While Herbstreit talked about the OU safeties crowding the line and how that caused problems for Tebow and how Florida would have to counteract that with some downfield passes to help loosen up the running game, Brennaman and Davis were talking about the difference in the "horse-collar" rule in pro and college and pointing out how every time Tebow pumps his fist or waves his arm, he proves what a great leader he is.

Lesson 10A

We discovered five more reasons Fox shouldn't broadcast the BCS bowl games:

  1. If you don't televise college football games during the season, you shouldn't be allowed to do it for the most important games of the postseason.
  2. It's difficult to watch Chris Rose, Barry Switzer and Jimmy Johnson try to be college football journalists.
  3. The promos for the Fox network TV shows was overkill.
  4. Chris Meyers as a sideline reporter just isn't the same as Erin Andrews, Bonnie Bernstein or Lisa Salters.
  5. The "Bowl Bash on Fox"? What advertising hack came up with that third-grader name?

Lesson 11

Bowl games are still freak shows.

Bowl victories rarely go to the better team per se.
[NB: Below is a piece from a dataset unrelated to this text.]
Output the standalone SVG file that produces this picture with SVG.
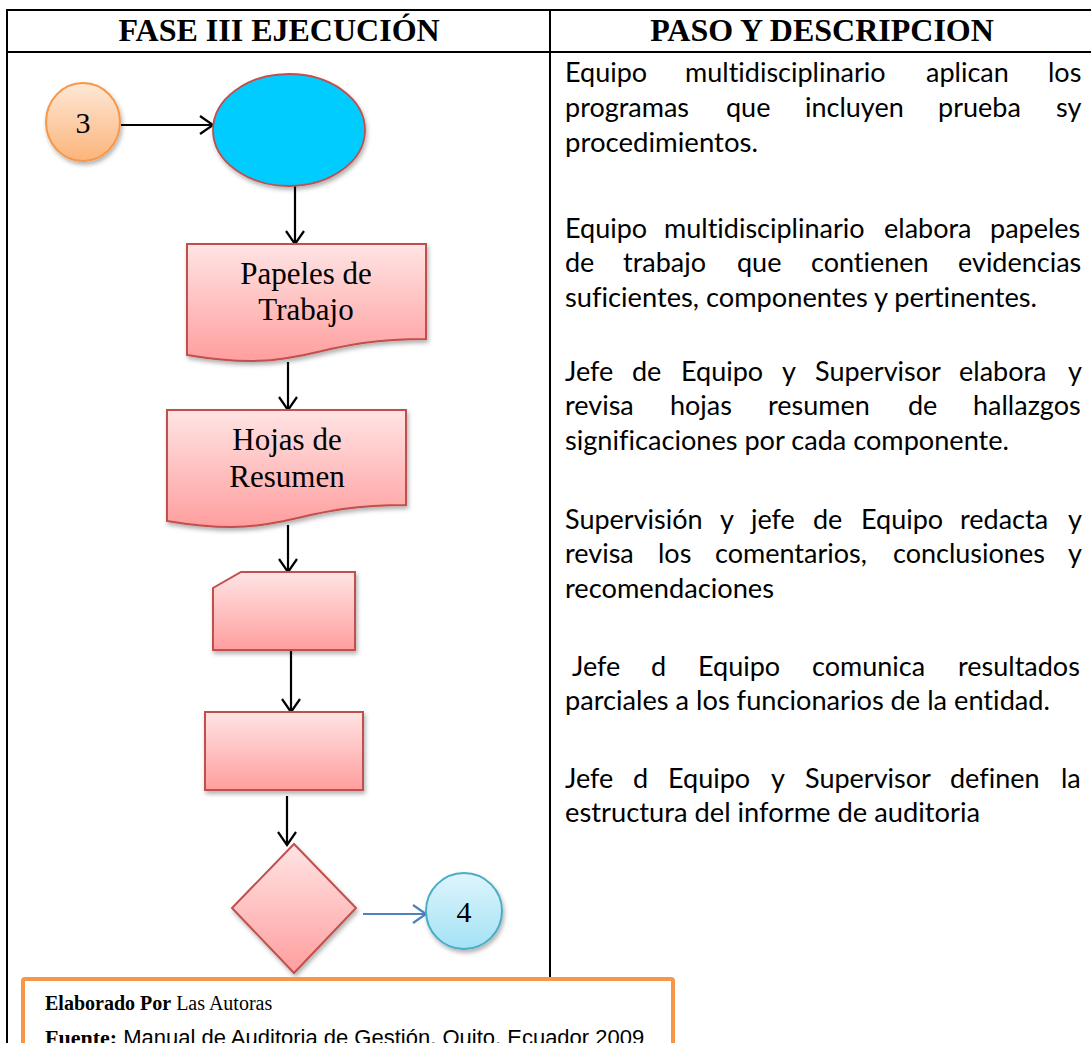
<svg xmlns="http://www.w3.org/2000/svg" width="1091" height="1043" viewBox="0 0 1091 1043">
<style>
.grid{stroke:#000;stroke-width:2;fill:none}
.hdr{font-family:"Liberation Serif","Times New Roman",serif;font-weight:bold;font-size:32px;fill:#000;text-anchor:middle}
.lbl{font-family:"Liberation Serif","Times New Roman",serif;font-size:31px;fill:#000;text-anchor:middle}
.num{font-family:"Liberation Serif","Times New Roman",serif;font-size:30px;fill:#000;text-anchor:middle}
.pink{fill:url(#gPink);stroke:#C0504D;stroke-width:2;filter:url(#sh)}
.desc{font-family:Lato,"Open Sans",sans-serif;font-size:27px;fill:#000;font-variant-ligatures:none;font-feature-settings:"liga" 0}
.con{stroke:#000;stroke-width:2.2;fill:none;marker-end:url(#arr)}
.conb{stroke:#4F81BD;stroke-width:2.2;fill:none;marker-end:url(#arrB)}
.foot{font-family:"Liberation Serif","Times New Roman",serif;font-size:20px;fill:#000}
.foot2{font-family:"Liberation Serif","Times New Roman",serif;font-size:22px;fill:#000}
.foots{font-family:"Liberation Sans",Arial,sans-serif;font-size:22px;fill:#000}
</style>
<defs>
<filter id="sh" x="-20%" y="-20%" width="150%" height="150%">
<feDropShadow dx="1.5" dy="3" stdDeviation="2" flood-color="#000" flood-opacity="0.3"/>
</filter>
<linearGradient id="gPink" x1="0" y1="0" x2="0" y2="1">
<stop offset="0" stop-color="#FFE4E4"/><stop offset="1" stop-color="#FF9E9E"/>
</linearGradient>
<linearGradient id="gOrange" x1="0" y1="0" x2="0" y2="1">
<stop offset="0" stop-color="#FEE8D6"/><stop offset="1" stop-color="#FBB47A"/>
</linearGradient>
<linearGradient id="gBlue" x1="0" y1="0" x2="0" y2="1">
<stop offset="0" stop-color="#DEF5FC"/><stop offset="1" stop-color="#A4E2F5"/>
</linearGradient>
<marker id="arr" viewBox="0 0 16 20" refX="14" refY="10" markerWidth="16" markerHeight="20" markerUnits="userSpaceOnUse" orient="auto">
<path d="M1,1 L14,10 L1,19" fill="none" stroke="#000" stroke-width="2.2"/>
</marker>
<marker id="arrB" viewBox="0 0 16 20" refX="14" refY="10" markerWidth="16" markerHeight="20" markerUnits="userSpaceOnUse" orient="auto">
<path d="M1,1 L14,10 L1,19" fill="none" stroke="#4F81BD" stroke-width="2.2"/>
</marker>
</defs>
<rect width="1091" height="1043" fill="#fff"/>

<g id="table">
<line class="grid" x1="7" y1="10" x2="1091" y2="10"/>
<line class="grid" x1="7" y1="52" x2="1091" y2="52"/>
<line class="grid" x1="7" y1="9" x2="7" y2="1043"/>
<line class="grid" x1="550" y1="9" x2="550" y2="979"/>
<text class="hdr" x="279" y="41">FASE III EJECUCIÓN</text>
<text class="hdr" x="822" y="41">PASO Y DESCRIPCION</text>
</g>

<g id="connectors">
<line class="con" x1="121" y1="125" x2="213" y2="125"/>
<line class="con" x1="295" y1="186" x2="295" y2="244"/>
<line class="con" x1="288" y1="362" x2="288" y2="410"/>
<line class="con" x1="288" y1="525" x2="288" y2="572"/>
<line class="con" x1="291" y1="650" x2="291" y2="712"/>
<line class="con" x1="287" y1="796" x2="287" y2="845"/>
<line class="conb" x1="363" y1="914" x2="426" y2="914"/>
</g>

<g id="node-3">
<ellipse cx="83" cy="122" rx="37" ry="39" fill="url(#gOrange)" stroke="#F79646" stroke-width="2" filter="url(#sh)"/>
<text class="num" x="83" y="133">3</text>
</g>

<g id="node-start">
<ellipse cx="289" cy="130" rx="76" ry="56" fill="#00CCFF" stroke="#C0504D" stroke-width="1.8" filter="url(#sh)"/>
</g>

<g id="node-papeles">
<path class="pink" d="M187,244 L426,244 L426,339 C306.5,339 306.5,375 187,355 Z"/>
<text class="lbl" x="306" y="284">Papeles de</text>
<text class="lbl" x="306" y="320">Trabajo</text>
</g>

<g id="node-hojas">
<path class="pink" d="M167,410 L406,410 L406,505 C286.5,505 286.5,541 167,521 Z"/>
<text class="lbl" x="287" y="450">Hojas de</text>
<text class="lbl" x="287" y="487">Resumen</text>
</g>

<g id="node-card">
<path class="pink" d="M241,572 L355,572 L355,650 L213,650 L213,588 Z"/>
</g>

<g id="node-process">
<rect class="pink" x="205" y="712" width="158" height="78"/>
</g>

<g id="node-decision">
<path class="pink" d="M294,844 L356,908 L294,973 L232,908 Z"/>
</g>

<g id="node-4">
<circle cx="464" cy="911" r="38" fill="url(#gBlue)" stroke="#4BACC6" stroke-width="2" filter="url(#sh)"/>
<text class="num" x="464" y="922">4</text>
</g>

<g id="descriptions" class="desc">
<text y="82"><tspan x="565">Equipo</tspan><tspan x="685">multidisciplinario</tspan><tspan x="926">aplican</tspan><tspan x="1048">los</tspan></text>
<text y="117"><tspan x="565">programas</tspan><tspan x="726">que</tspan><tspan x="805">incluyen</tspan><tspan x="938">prueba</tspan><tspan x="1056">sy</tspan></text>
<text x="565" y="152" textLength="193" lengthAdjust="spacingAndGlyphs">procedimientos.</text>

<text y="238"><tspan x="565">Equipo</tspan><tspan x="664">multidisciplinario</tspan><tspan x="884">elabora</tspan><tspan x="990">papeles</tspan></text>
<text y="272"><tspan x="565">de</tspan><tspan x="623">trabajo</tspan><tspan x="737">que</tspan><tspan x="811">contienen</tspan><tspan x="958">evidencias</tspan></text>
<text x="565" y="307" textLength="472" lengthAdjust="spacingAndGlyphs">suficientes, componentes y pertinentes.</text>

<text y="381"><tspan x="565">Jefe</tspan><tspan x="632">de</tspan><tspan x="681">Equipo</tspan><tspan x="782">y</tspan><tspan x="815">Supervisor</tspan><tspan x="959">elabora</tspan><tspan x="1068">y</tspan></text>
<text y="415"><tspan x="565">revisa</tspan><tspan x="670">hojas</tspan><tspan x="768">resumen</tspan><tspan x="908">de</tspan><tspan x="973">hallazgos</tspan></text>
<text x="565" y="450" textLength="444" lengthAdjust="spacingAndGlyphs">significaciones por cada componente.</text>

<text y="529"><tspan x="565">Supervisión</tspan><tspan x="720">y</tspan><tspan x="751">jefe</tspan><tspan x="813">de</tspan><tspan x="861">Equipo</tspan><tspan x="960">redacta</tspan><tspan x="1068">y</tspan></text>
<text y="563"><tspan x="565">revisa</tspan><tspan x="658">los</tspan><tspan x="715">comentarios,</tspan><tspan x="893">conclusiones</tspan><tspan x="1068">y</tspan></text>
<text x="565" y="598" textLength="209" lengthAdjust="spacingAndGlyphs">recomendaciones</text>

<text y="676"><tspan x="572">Jefe</tspan><tspan x="651">d</tspan><tspan x="698">Equipo</tspan><tspan x="812">comunica</tspan><tspan x="958">resultados</tspan></text>
<text x="565" y="710" textLength="485" lengthAdjust="spacingAndGlyphs">parciales a los funcionarios de la entidad.</text>

<text y="788"><tspan x="565">Jefe</tspan><tspan x="633">d</tspan><tspan x="668">Equipo</tspan><tspan x="771">y</tspan><tspan x="805">Supervisor</tspan><tspan x="950">definen</tspan><tspan x="1061">la</tspan></text>
<text x="565" y="822" textLength="415" lengthAdjust="spacingAndGlyphs">estructura del informe de auditoria</text>
</g>

<g id="footer">
<rect x="23" y="979" width="650" height="80" rx="2" fill="#fff" stroke="#F79646" stroke-width="4"/>
<text class="foot" x="45" y="1010"><tspan font-weight="bold">Elaborado Por</tspan> Las Autoras</text>
<text class="foot2" x="45" y="1045"><tspan font-weight="bold">Fuente:</tspan><tspan class="foots"> Manual de Auditoria de Gestión, Quito, Ecuador 2009</tspan></text>
</g>
</svg>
They usually go to the more motivated team. Look people, we're still talking about a process that takes teams that are in a groove and on a roll at the end of the regular season, asks them to sit on their hands for four or five weeks and expect them to get back up for a game again. Nineteen- to 22-year-olds can't keep up intensity and concentration after that long of a layoff.

That's why you saw so many false starts, missed assignments and sloppy play in that championship game Thursday. It's almost like the start of another season. And it's also another giant warp in the way to decide a national champion.

OK, that's it. I'm going back into my college football cocoon for now. See you in eight months.